Rep. Steve Israel and state Assemb. Charles Lavine are calling on New York State to become the center of Alzheimer's research by creating a bonding initiative to fund research, generate jobs and give hope to the 5.2 million Americans living with the disease.

"Alzheimer's is the most expensive malady in the United States, but federal investments in researching the disease are at an all-time low," Israel (D-Huntington) said Friday at Cold Spring Harbor Lab. He said he also supports federal legislation to fund the research.

"With the cost of Alzheimer's to our country expected to skyrocket, researching the disease is not just a matter of compassion for a cure; it is a public policy imperative," he said.

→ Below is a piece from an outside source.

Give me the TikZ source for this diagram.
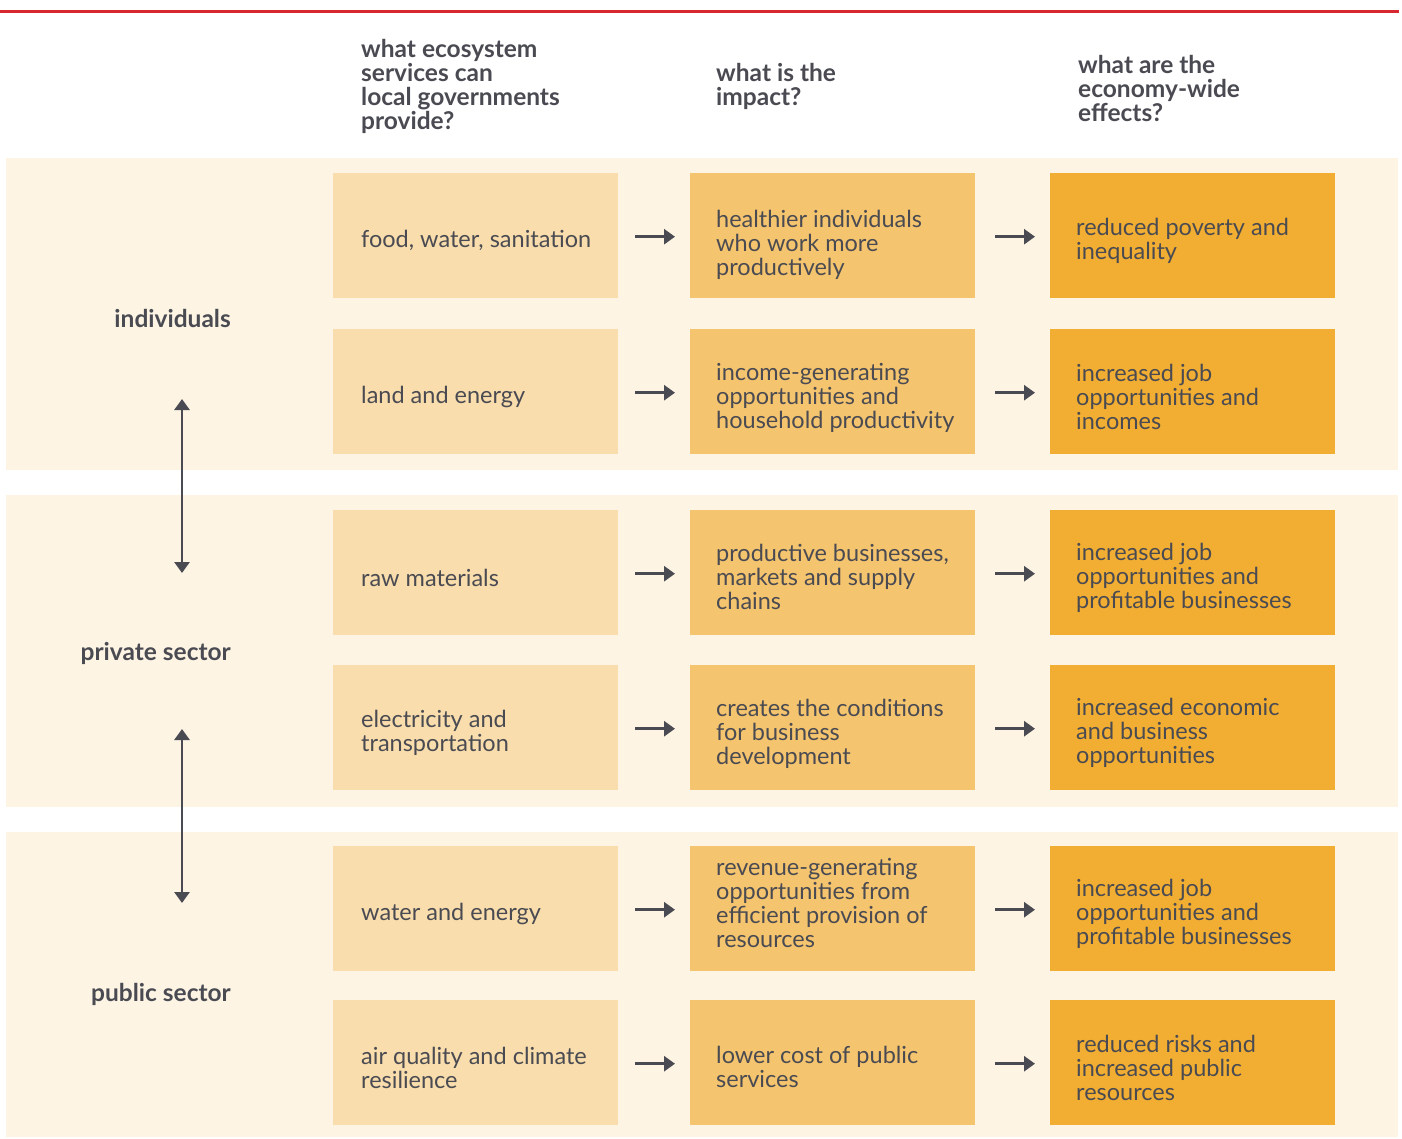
\documentclass[tikz,border=0pt]{standalone}
\usepackage{fontspec}
\setmainfont{Lato}
\usetikzlibrary{arrows.meta}
\definecolor{bandc}{HTML}{FDF4E4}
\definecolor{colA}{HTML}{F9DDAC}
\definecolor{colB}{HTML}{F5C46E}
\definecolor{colC}{HTML}{F2AE32}
\definecolor{ink}{HTML}{4A4B52}
\definecolor{redline}{HTML}{D7282F}
\newcommand\mkrow[6]{%
  \node[boxA] (a#1) at (333,#2) {};
  \node[boxB] (b#1) at (690,#2) {};
  \node[boxC] (c#1) at (1050,#2) {};
  \node[cell] (ta#1) at ([xshift=28pt,yshift=-5pt]a#1.west) {#3};
  \node[cell] (tb#1) at ([xshift=26pt,yshift=#6]b#1.west) {#4};
  \node[cell] (tc#1) at ([xshift=26pt,yshift=-5pt]c#1.west) {#5};
  \draw[arr] ([xshift=17pt,yshift=-1pt]a#1.east) -- ([xshift=-15pt,yshift=-1pt]b#1.west);
  \draw[arr] ([xshift=20pt,yshift=-1pt]b#1.east) -- ([xshift=-15pt,yshift=-1pt]c#1.west);
}
\begin{document}
\begin{tikzpicture}[x=1pt,y=-1pt,
  box/.style={anchor=north west,minimum width=285pt,minimum height=125pt,inner sep=0pt,draw=none},
  boxA/.style={box,fill=colA},
  boxB/.style={box,fill=colB},
  boxC/.style={box,fill=colC},
  cell/.style={anchor=west,align=left,inner sep=0pt,text=ink,font=\fontsize{23.5}{24}\selectfont},
  head/.style={anchor=west,align=left,inner sep=0pt,text=ink,font=\fontsize{24.5}{24}\selectfont\bfseries},
  rowlab/.style={anchor=east,inner sep=0pt,text=ink,font=\fontsize{24.5}{24}\selectfont\bfseries},
  arr/.style={draw=ink,line width=2.8pt,-{Triangle[length=11pt,width=15pt]}},
  darr/.style={draw=ink,line width=2.8pt,{Triangle[length=11pt,width=15pt]}-{Triangle[length=11pt,width=15pt]}}]
\useasboundingbox (0,0) rectangle (1402,1138);
\fill[white] (0,0) rectangle (1402,1138);
\draw[redline,line width=3pt] (0,11) -- (1399,11);
\fill[bandc] (6,158) rectangle (1398,470);
\fill[bandc] (6,495) rectangle (1398,807);
\fill[bandc] (6,832) rectangle (1398,1137);
\node[head] (h1) at (361,86) {what ecosystem\\services can\\local governments\\provide?};
\node[head] (h2) at (716,86) {what is the\\impact?};
\node[head] (h3) at (1078,88) {what are the\\economy-wide\\effects?};
\node[rowlab] (r1) at (231,318) {individuals};
\node[rowlab] (r2) at (231,653) {private sector};
\node[rowlab] (r3) at (231,994) {public sector};
\mkrow{1}{173}{food, water, sanitation}{healthier individuals\\who work more\\productively}{reduced poverty and\\inequality}{-9pt}
\mkrow{2}{329}{land and energy}{income-generating\\opportunities and\\household productivity}{increased job\\opportunities and\\incomes}{-6pt}
\mkrow{3}{510}{raw materials}{productive businesses,\\markets and supply\\chains}{increased job\\opportunities and\\profitable businesses}{-4pt}
\mkrow{4}{665}{electricity and\\transportation}{creates the conditions\\for business\\development}{increased economic\\and business\\opportunities}{-6pt}
\mkrow{5}{846}{water and energy}{revenue-generating\\opportunities from\\efficient provision of\\resources}{increased job\\opportunities and\\profitable businesses}{6pt}
\mkrow{6}{1000}{air quality and climate\\resilience}{lower cost of public\\services}{reduced risks and\\increased public\\resources}{-4pt}
\coordinate (v1t) at (182,399);
\coordinate (v1b) at (182,573);
\coordinate (v2t) at (182,729);
\coordinate (v2b) at (182,903);
\draw[darr] (v1t) -- (v1b);
\draw[darr] (v2t) -- (v2b);
\end{tikzpicture}
\end{document}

Lavine (D-Glen Cove) said, "Long Island and New York are home to some of the most significant research institutions, health centers and universities in the country . . . [But] without a dedicated funding stream to continue the flow of research dollars, we will be standing by while more than 5 million people suffer from this devastating disease."

Hiro Furukawa, associate professor at Cold Spring Harbor Lab, said the research is important. "CSHL has a robust research program for studying the brain," he said. "I know that our work will make a difference in combating diseases like Alzheimer's."

Caring for people with Alzheimer's now costs the nation $203 billion a year and is projected to reach $1.2 trillion by 2050, the lawmakers said. Today's investments in Alzheimer's research could save millions of lives and billions of dollars for the nation's public health programs, they said, as well as create jobs.